Born in New York and raised in Israel, Burshtein currently lives with her family among a small cluster of Hasidic families in the predominantly secular Tel Aviv. Early in her career, she worked in the ultra-Orthodox cottage industry of films made by and for women, but when Fill the Void came out she crossed over to the international film festival and art house cinema scene, without losing touch with her initial audience. It was possible to enjoy Fill the Void as the tale of an unexpected love story amid tragic circumstances in an exotic setting, but it also spoke to her original audience. That film’s soundtrack was punctuated by a modern Israeli rendition of the song  “Im Eshkacheikh” (If I Forget Thee O Jerusalem), which is often sung under the wedding canopy. For those conversant with Jewish tradition, the song powerfully expressed the connection between the film’s plot and the tension between joy and tragedy already evoked in the Jewish wedding ceremony itself.

A similarly poignant countertext in The Wedding Plan is the hymn “Eshet Chayil” (Proverbs 31), which is traditionally sung each Friday night before Shabbat dinner. Like the film itself, it sings the praises of a faithful “woman of valor.” Early in the film, Michal confesses her desire for a husband to sing “Eshet Chayil” to her, and the film closes with a rendition of the song. While the traditional performance of the song presupposes a husband to sing it, the woman of valor’s husband is not really described in the hymn.

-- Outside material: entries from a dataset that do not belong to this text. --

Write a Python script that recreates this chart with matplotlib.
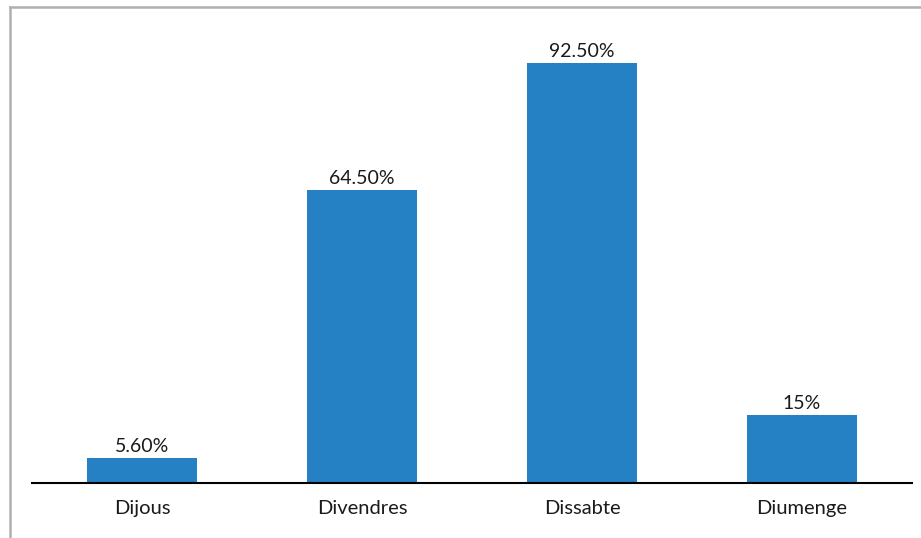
import matplotlib
matplotlib.use('Agg')
import matplotlib.pyplot as plt
from matplotlib.lines import Line2D

days = ["Dijous", "Divendres", "Dissabte", "Diumenge"]
values = [5.6, 64.5, 92.5, 15]
labels = ["5.60%", "64.50%", "92.50%", "15%"]

plt.rcParams['font.family'] = ['Lato', 'DejaVu Sans']

fig = plt.figure(figsize=(9.21, 5.38), dpi=100)
ax = fig.add_axes([32 / 921, 55 / 538, 880 / 921, 454 / 538])

x = range(len(days))
bars = ax.bar(x, values, width=0.5, color='#2581c4')
for b, lab in zip(bars, labels):
    ax.annotate(lab, (b.get_x() + b.get_width() / 2, b.get_height()),
                xytext=(0, 2), textcoords='offset points',
                ha='center', va='bottom', fontsize=14, color='#1a1a1a')

ax.set_xlim(-0.5, 3.5)
ax.set_ylim(0, 100)
ax.set_xticks(list(x))
ax.set_xticklabels(days, fontsize=14.5, color='#1a1a1a')
ax.tick_params(axis='x', length=0, pad=12)
ax.set_yticks([])
for s in ['top', 'right', 'left']:
    ax.spines[s].set_visible(False)
ax.spines['bottom'].set_linewidth(1.5)
ax.spines['bottom'].set_color('black')

# frame around the chart (top and left edges visible)
fig.add_artist(Line2D([10 / 921, 1], [1 - 7 / 538, 1 - 7 / 538],
                      color='#b0b0b0', lw=1.8, transform=fig.transFigure))
fig.add_artist(Line2D([10 / 921, 10 / 921], [0, 1 - 7 / 538],
                      color='#b0b0b0', lw=1.8, transform=fig.transFigure))

fig.savefig('out.png', dpi=100)
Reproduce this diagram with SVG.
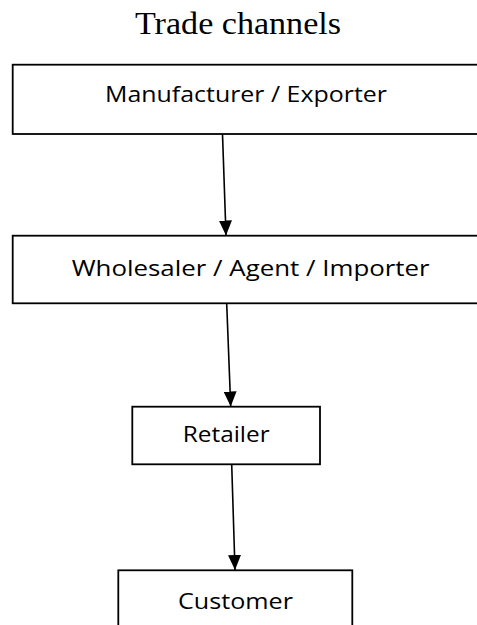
<svg xmlns="http://www.w3.org/2000/svg" width="477" height="625" viewBox="0 0 477 625">
  <defs>
    <marker id="arrow" viewBox="0 0 15 13" refX="15" refY="6.5" markerWidth="15" markerHeight="13" markerUnits="userSpaceOnUse" orient="auto">
      <path d="M0,0 L15,6.5 L0,13 z" fill="#000"/>
    </marker>
  </defs>
  <style>
    .box { fill: #fff; stroke: #000; stroke-width: 1.8; }
    .lbl { font-family: "Open Sans", "Liberation Sans", Arial, sans-serif; font-size: 22.5px; fill: #000; }
    .title { font-family: "Liberation Serif", "Times New Roman", serif; font-size: 32px; fill: #000; }
    .conn { stroke: #000; stroke-width: 1.6; fill: none; marker-end: url(#arrow); }
  </style>
  <rect width="477" height="625" fill="#fff"/>
  <text class="title" x="135" y="33.5" textLength="206" lengthAdjust="spacingAndGlyphs">Trade channels</text>

  <g id="connectors">
    <line class="conn" x1="222.5" y1="134" x2="226" y2="235.5"/>
    <line class="conn" x1="226.7" y1="303.5" x2="230.7" y2="406.5"/>
    <line class="conn" x1="231.7" y1="464" x2="235" y2="570"/>
  </g>

  <g id="manufacturer">
    <rect class="box" x="12.7" y="64.7" width="490" height="69.3"/>
    <text class="lbl" x="105" y="101.5" textLength="282" lengthAdjust="spacingAndGlyphs">Manufacturer / Exporter</text>
  </g>
  <g id="wholesaler">
    <rect class="box" x="12.7" y="235.7" width="490" height="67.6"/>
    <text class="lbl" x="71.7" y="276" textLength="358" lengthAdjust="spacingAndGlyphs">Wholesaler / Agent / Importer</text>
  </g>
  <g id="retailer">
    <rect class="box" x="132.3" y="406.7" width="187.7" height="57.6"/>
    <text class="lbl" x="182.7" y="441.5" textLength="87" lengthAdjust="spacingAndGlyphs">Retailer</text>
  </g>
  <g id="customer">
    <rect class="box" x="118.3" y="570.3" width="234" height="80"/>
    <text class="lbl" x="178" y="609" textLength="115" lengthAdjust="spacingAndGlyphs">Customer</text>
  </g>
</svg>
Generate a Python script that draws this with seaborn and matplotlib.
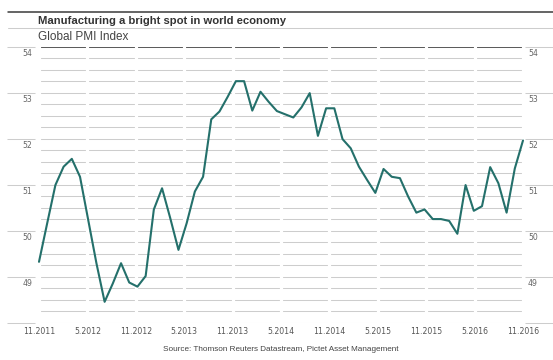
import numpy as np
import matplotlib
matplotlib.use("Agg")
import matplotlib.pyplot as plt
import matplotlib.transforms as mtransforms
from matplotlib.lines import Line2D
import seaborn as sns

# ------------------------------------------------
# Data: Global PMI, monthly, 11.2011 -> 11.2016
# ------------------------------------------------
pmi = [49.32, 50.16, 50.99, 51.39, 51.56, 51.17, 50.23, 49.29, 48.45, 48.85,
       49.29, 48.87, 48.78, 49.01, 50.46, 50.92, 50.27, 49.58, 50.16, 50.85,
       51.17, 52.42, 52.59, 52.91, 53.25, 53.25, 52.61, 53.02, 52.80, 52.60,
       52.53, 52.46, 52.68, 52.99, 52.06, 52.66, 52.66, 51.99, 51.79, 51.39,
       51.10, 50.82, 51.34, 51.17, 51.14, 50.74, 50.39, 50.46, 50.25, 50.25,
       50.21, 49.93, 50.99, 50.43, 50.53, 51.38, 51.03, 50.39, 51.35, 51.96]

x_labels = ["11.2011", "5.2012", "11.2012", "5.2013", "11.2013", "5.2014",
            "11.2014", "5.2015", "11.2015", "5.2016", "11.2016"]
y_ticks = [48, 49, 50, 51, 52, 53, 54]
y_labels = ["", "49", "50", "51", "52", "53", "54"]

title = "Manufacturing a bright spot in world economy"
subtitle = "Global PMI Index"
source = "Source: Thomson Reuters Datastream, Pictet Asset Management"

LINE = "#24706b"
GRID = "#cdcdcd"
DARK = "#3a3a3a"
TXT = "#666666"
HEAD = ["Liberation Sans", "DejaVu Sans"]

sns.set_theme(style="white")
plt.rcParams["font.family"] = ["DejaVu Sans"]

W, H = 553, 360
fig = plt.figure(figsize=(W / 100, H / 100), dpi=100)
fig.patch.set_facecolor("white")

# plot area in pixels
x0, x1 = 39, 523
y_top, y_bot = 46.7, 322.5
ax = fig.add_axes([x0 / W, 1 - y_bot / H, (x1 - x0) / W, (y_bot - y_top) / H])

months = np.arange(len(pmi))
xt = np.linspace(0, len(pmi) - 1, len(x_labels))

ax.set_xlim(0, len(pmi) - 1)
ax.set_ylim(48, 54)
for s in ax.spines.values():
    s.set_visible(False)
ax.spines["left"].set_position(("outward", 4 * 0.72))
ax.spines["right"].set_position(("outward", 2 * 0.72))

# horizontal grid every 0.25
ax.set_axisbelow(True)
ax.set_yticks(y_ticks)
ax.set_yticks(np.arange(48, 54.01, 0.25), minor=True)
ax.grid(which="both", axis="y", color=GRID, lw=0.75)
ax.grid(which="both", axis="x", visible=False)
ax.axhline(54, color=DARK, lw=1.1, zorder=1)

# white vertical breaks at each 6-month tick
for v in xt:
    ax.axvline(v, color="white", lw=2.3, zorder=1.5)

sns.lineplot(x=months, y=pmi, ax=ax, color=LINE, lw=1.5, zorder=3)
for ln in ax.lines[-1:]:
    ln.set_clip_on(False)

# y ticks: long lines outside the plot on both sides, labels tucked underneath
ax.set_yticklabels(y_labels)
ax.tick_params(axis="y", which="major", left=True, right=True,
               labelleft=True, labelright=True, length=20.2, width=0.75,
               color=GRID, pad=-18, labelsize=5.6, labelcolor=TXT)
ax.tick_params(axis="y", which="minor", left=False, right=False)
for t in ax.yaxis.get_major_ticks():
    t.label1.set_horizontalalignment("right")
    t.label2.set_horizontalalignment("left")
ax.yaxis.get_major_ticks()[-1].tick1line.set_color(DARK)
ax.yaxis.get_major_ticks()[-1].tick2line.set_color(DARK)

ax.set_xticks(xt)
ax.set_xticklabels(x_labels)
ax.tick_params(axis="x", length=0, pad=3.2, labelsize=5.6, labelcolor="#555555")
ax.set_xlabel("")
ax.set_ylabel("")

off = mtransforms.ScaledTranslation(0, -0.055, fig.dpi_scale_trans)
for t in ax.yaxis.get_major_ticks():
    t.label1.set_transform(t.label1.get_transform() + off)
    t.label2.set_transform(t.label2.get_transform() + off)

# header rules and texts
fig.add_artist(Line2D([8 / W, 1], [1 - 12.3 / H] * 2, color=DARK, lw=1.1))
fig.add_artist(Line2D([8 / W, 1], [1 - 28.3 / H] * 2, color=GRID, lw=0.75))
fig.text(38.5 / W, 1 - 20.5 / H, title, family=HEAD, fontweight="bold",
         fontsize=8.1, color="#333333", va="center", ha="left")
fig.text(38.5 / W, 1 - 36.5 / H, subtitle, family=HEAD,
         fontsize=8.5, color="#444444", va="center", ha="left")
fig.text(281 / W, 1 - 349.5 / H, source, family=HEAD,
         fontsize=5.9, color="#444444", va="center", ha="center")

fig.savefig("out.png", dpi=100, facecolor="white")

It is she who takes care of all of her family’s needs, engages in complex business ventures, cares for the poor, elevates her husband’s standing, and is, consequently, cloaked in strength and majesty, as well as wisdom and kindness. In incorporating this song, Burshtein places her idiosyncratic heroine in the tradition of great Jewish women, but not without some gentle irony. How far, after all, is Michal from that desperate bachelor who proposed to her, and every other woman, on the first date?